Bizarrely, having finished my chores this morning, just before sitting down to type I checked my assorted social media (okay, I have just one, Facebook; I get too confused by all the assorted platforms available) and the computer was kind enough to remind me that the last Admiral Sir Cloudesley Shovell CD had popped through my letterbox three years ago to the day. Well, it definitely didn’t seem that long, having had all their rather excellent albums on regular rotation, but damn it’s good to have a new album in the form of ‘Very Uncertain Times’.

From the off with title track ‘Very Uncertain Times’ the tried and true Shovell formula swaggers out of the speakers, a cocksure combination of gruff vocals, howling guitar, incendiary bass and thunderous drums, albeit the wielder of the sticks is now Serra Petale, a long time live presence with the band. This is what the fans want, and the band delivers in spades, uncompromising hard rock played without tricks and gimmicks, just one hundred percent heart. More timeless goodness abounds in ‘Ten Years Later’, and frankly it could have been recorded any time in the last fifty years, steeped as it is in the legacy of such legendary power trios as The Jimi Hendrix Experience or Cream at their most raw, all before they give the listener’s ears ‘The Third Degree’. If that wasn’t good enough, the band go full on early Motörhead with the opening of ‘Mr Freedom’, a number that slows down into a dirty blues crawl halfway through before stamping a cowboy boot back on the accelerator; I can only imagine that Johnny Gorillar had to raise the mike stand on high to obtain that full on Lemmy growl.

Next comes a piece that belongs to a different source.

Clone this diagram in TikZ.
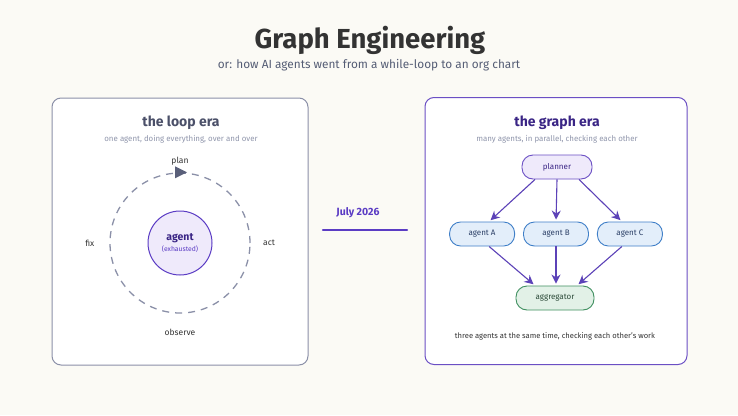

Not everything is an all out sprint, with ‘Iceberg’ having a mellow psychedelic vibe in the fuzzy guitars and harmonized vocals, but the energy that underpins their sound and live shows could not be contained for long, and soon their primal need to rock out piles to the front with a blazing Gorillar solo, a display of dirty virtuosity matched note for note and beat for beat by the flying bass of Louis Comfort-Wiggett and drums of Ms Petale. Damn me, but I sure hope that this is a track destined to be a cornerstone of their live set, albeit I fear for the future resilience of my neck bones if it does.

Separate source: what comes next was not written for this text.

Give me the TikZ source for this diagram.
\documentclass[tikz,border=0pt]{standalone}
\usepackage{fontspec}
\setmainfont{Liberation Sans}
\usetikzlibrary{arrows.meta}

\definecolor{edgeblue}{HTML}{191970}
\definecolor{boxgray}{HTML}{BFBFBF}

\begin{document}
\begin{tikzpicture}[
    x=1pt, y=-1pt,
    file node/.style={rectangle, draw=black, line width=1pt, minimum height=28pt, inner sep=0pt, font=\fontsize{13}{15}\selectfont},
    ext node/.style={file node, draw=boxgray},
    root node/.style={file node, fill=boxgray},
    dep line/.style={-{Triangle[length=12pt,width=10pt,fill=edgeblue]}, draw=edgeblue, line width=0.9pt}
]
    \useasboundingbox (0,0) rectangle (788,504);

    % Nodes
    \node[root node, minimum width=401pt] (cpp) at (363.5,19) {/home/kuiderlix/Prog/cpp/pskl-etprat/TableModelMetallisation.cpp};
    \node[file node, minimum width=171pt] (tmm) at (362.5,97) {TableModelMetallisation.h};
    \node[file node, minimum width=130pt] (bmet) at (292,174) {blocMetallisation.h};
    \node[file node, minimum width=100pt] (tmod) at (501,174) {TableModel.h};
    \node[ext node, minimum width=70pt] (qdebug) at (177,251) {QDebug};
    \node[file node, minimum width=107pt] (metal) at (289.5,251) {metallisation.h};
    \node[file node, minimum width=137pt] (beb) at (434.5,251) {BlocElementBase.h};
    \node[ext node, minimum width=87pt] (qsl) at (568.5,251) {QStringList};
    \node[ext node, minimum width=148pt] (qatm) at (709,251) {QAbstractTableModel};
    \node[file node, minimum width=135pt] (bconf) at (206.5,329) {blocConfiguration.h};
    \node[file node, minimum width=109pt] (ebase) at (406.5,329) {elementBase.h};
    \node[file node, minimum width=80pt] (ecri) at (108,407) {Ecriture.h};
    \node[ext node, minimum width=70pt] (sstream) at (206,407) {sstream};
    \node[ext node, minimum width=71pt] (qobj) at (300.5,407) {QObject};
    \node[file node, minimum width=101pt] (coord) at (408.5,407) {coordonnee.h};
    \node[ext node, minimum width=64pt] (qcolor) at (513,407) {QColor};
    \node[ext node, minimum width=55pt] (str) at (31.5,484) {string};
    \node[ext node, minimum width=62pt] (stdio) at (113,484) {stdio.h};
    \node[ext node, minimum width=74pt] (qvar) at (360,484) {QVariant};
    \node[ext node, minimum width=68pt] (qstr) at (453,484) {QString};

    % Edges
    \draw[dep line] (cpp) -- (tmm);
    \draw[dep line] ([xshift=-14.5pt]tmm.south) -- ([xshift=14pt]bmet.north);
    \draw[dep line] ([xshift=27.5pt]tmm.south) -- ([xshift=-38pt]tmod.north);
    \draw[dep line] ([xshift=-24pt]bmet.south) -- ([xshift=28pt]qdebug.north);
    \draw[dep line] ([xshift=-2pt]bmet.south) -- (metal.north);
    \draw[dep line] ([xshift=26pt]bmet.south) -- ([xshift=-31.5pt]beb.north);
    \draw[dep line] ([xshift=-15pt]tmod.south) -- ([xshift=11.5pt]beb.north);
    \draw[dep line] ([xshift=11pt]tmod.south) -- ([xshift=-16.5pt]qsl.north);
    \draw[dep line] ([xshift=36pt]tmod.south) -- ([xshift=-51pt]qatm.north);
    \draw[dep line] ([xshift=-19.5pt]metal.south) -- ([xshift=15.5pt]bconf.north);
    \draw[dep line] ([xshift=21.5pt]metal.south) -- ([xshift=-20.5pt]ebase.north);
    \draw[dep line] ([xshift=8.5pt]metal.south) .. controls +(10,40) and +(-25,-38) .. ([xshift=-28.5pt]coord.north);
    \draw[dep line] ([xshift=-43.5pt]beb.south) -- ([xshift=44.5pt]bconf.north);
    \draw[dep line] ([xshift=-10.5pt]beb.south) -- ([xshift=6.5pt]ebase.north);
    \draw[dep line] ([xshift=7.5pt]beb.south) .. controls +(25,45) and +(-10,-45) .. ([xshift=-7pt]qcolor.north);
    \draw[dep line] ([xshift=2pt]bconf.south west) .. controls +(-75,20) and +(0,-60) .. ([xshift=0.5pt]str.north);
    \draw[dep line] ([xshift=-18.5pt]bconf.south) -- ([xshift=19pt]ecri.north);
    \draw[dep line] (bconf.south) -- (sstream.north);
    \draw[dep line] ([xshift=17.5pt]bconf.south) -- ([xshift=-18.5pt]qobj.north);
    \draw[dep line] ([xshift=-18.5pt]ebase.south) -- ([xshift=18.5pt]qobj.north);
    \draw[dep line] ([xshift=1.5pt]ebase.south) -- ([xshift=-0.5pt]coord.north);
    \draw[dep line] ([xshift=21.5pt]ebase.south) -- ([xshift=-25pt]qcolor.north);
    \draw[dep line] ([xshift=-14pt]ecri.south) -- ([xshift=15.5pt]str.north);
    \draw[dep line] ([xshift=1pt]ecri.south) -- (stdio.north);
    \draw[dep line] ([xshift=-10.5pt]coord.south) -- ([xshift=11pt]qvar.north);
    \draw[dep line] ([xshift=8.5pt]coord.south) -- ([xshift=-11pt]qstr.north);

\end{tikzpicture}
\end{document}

Admiral Sir Cloudsley Shovell then travels to ‘Blackworth Quarry’, a mythical place from which I can only assume they mine their own special brand of heavy rock, a number followed fast furiously by ‘Biscuits For Victor’, biscuits that I can only assume are smothered in cream and butter in order to, as their last album predicted, ‘Keep It Greasy’. This thunderstorm of music is rounded off by ‘No Man’s Land’, a track that despite being a subject that could be a complete downer, is instead a song to lift the spirits and have drinks spilt as their owners fists punch the air along to the infectious riffage.

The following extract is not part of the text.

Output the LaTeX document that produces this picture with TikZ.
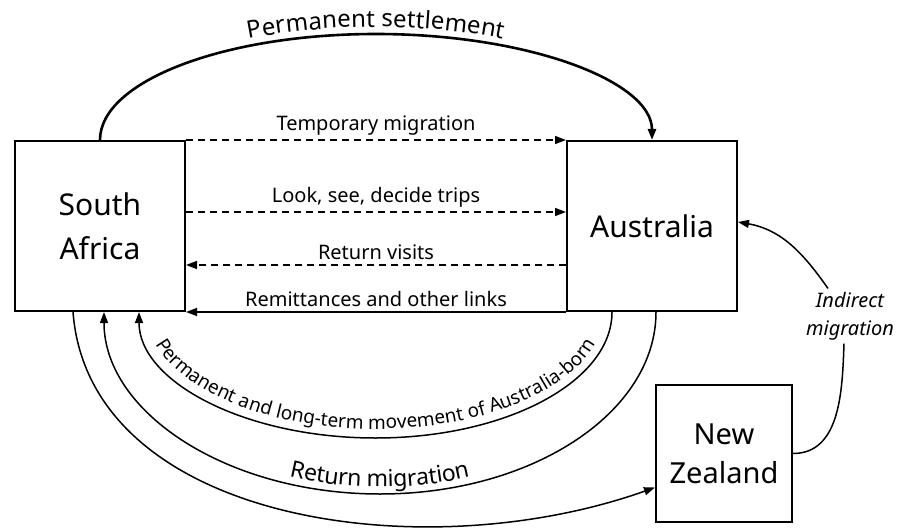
\documentclass[tikz,border=0pt]{standalone}
\usepackage{fontspec}
\setmainfont{Noto Sans}
\usetikzlibrary{arrows.meta, calc, decorations.text, positioning}

\begin{document}
\begin{tikzpicture}[x=1pt, y=1pt, >={Triangle[length=11pt,width=8pt]},
	box/.style={draw, line width=2pt, minimum width=170pt, minimum height=170pt, align=center, font=\fontsize{30}{44}\selectfont},
	flow/.style={line width=1.5pt},
	dashflow/.style={flow, dash pattern=on 7pt off 5pt},
	lbl/.style={font=\fontsize{20}{24}\selectfont, above=1pt}]
		\useasboundingbox (0,0) rectangle (901,-529);

		\node[box] (sa) at (100,-226) {South\\Africa};
		\node[box] (aus) at (652,-226) {Australia};
		\node[box, minimum width=136pt, minimum height=137pt, font=\fontsize{29}{39}\selectfont] (nz) at (724,-453.5) {New\\Zealand};

		\draw[dashflow, ->] (sa.north east) -- node[lbl]{Temporary migration} (aus.north west);
		\draw[dashflow, ->] ([yshift=-72pt]sa.north east) -- node[lbl]{Look, see, decide trips} ([yshift=-72pt]aus.north west);
		\draw[dashflow, ->] ([yshift=-125pt]aus.north west) -- node[lbl]{Return visits} ([yshift=-125pt]sa.north east);
		\draw[flow, ->] (aus.south west) -- node[lbl]{Remittances and other links} (sa.south east);

		\draw[flow, ->, line width=2.6pt, postaction={decorate, decoration={text along path, raise=7pt, text align=center, text={|\fontsize{24}{24}\selectfont|Permanent settlement}}}] (sa.north) arc[start angle=180, end angle=0, x radius=276, y radius=106];

		\draw[flow, <-] ([xshift=125pt]sa.south west) arc[start angle=180, end angle=360, x radius=236.5, y radius=126];
		% text of the inner arc sits on its own baseline
		\path[decorate, decoration={text along path, text align=center, text={|\fontsize{19}{19}\selectfont|Permanent and long-term movement of Australia-born}}] ([xshift=133pt]sa.south west) arc[start angle=180, end angle=360, x radius=228.5, y radius=117];
		\draw[flow, <-, postaction={decorate, decoration={text along path, raise=7pt, text align=center, text={|\fontsize{23}{23}\selectfont|Return migration}}}] ([xshift=90pt]sa.south west) arc[start angle=180, end angle=360, x radius=276, y radius=182];
		\draw[flow, ->] ([xshift=59pt]sa.south west) .. controls +(16,-209) and +(-234,-83) .. ([yshift=-34pt]nz.west);

		\node[font=\itshape\fontsize{20}{28}\selectfont, align=center] (ind) at (850,-316) {Indirect\\migration};
		\draw[flow] (nz.east) to[out=0, in=-92] ([xshift=-6pt]ind.south);
		\draw[flow, ->] ([xshift=-22pt]ind.north) to[out=125, in=-10] ([yshift=4pt]aus.east);
	\end{tikzpicture}
\end{document}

In the ‘Very Uncertain Times’ that we live in, where every news bulletin is nothing but a litany of doom and gloom that takes me back to my own youth, albeit the man made apocalypse then was expected to be a mushroom cloud rather than a smog of industrial waste and greed, Admiral Sir Cloudsley Shovell have chosen to deliver a slice of good times rock to lift the spirits and remind all who listen that there are good things in the world worth living for; for that, I thank them.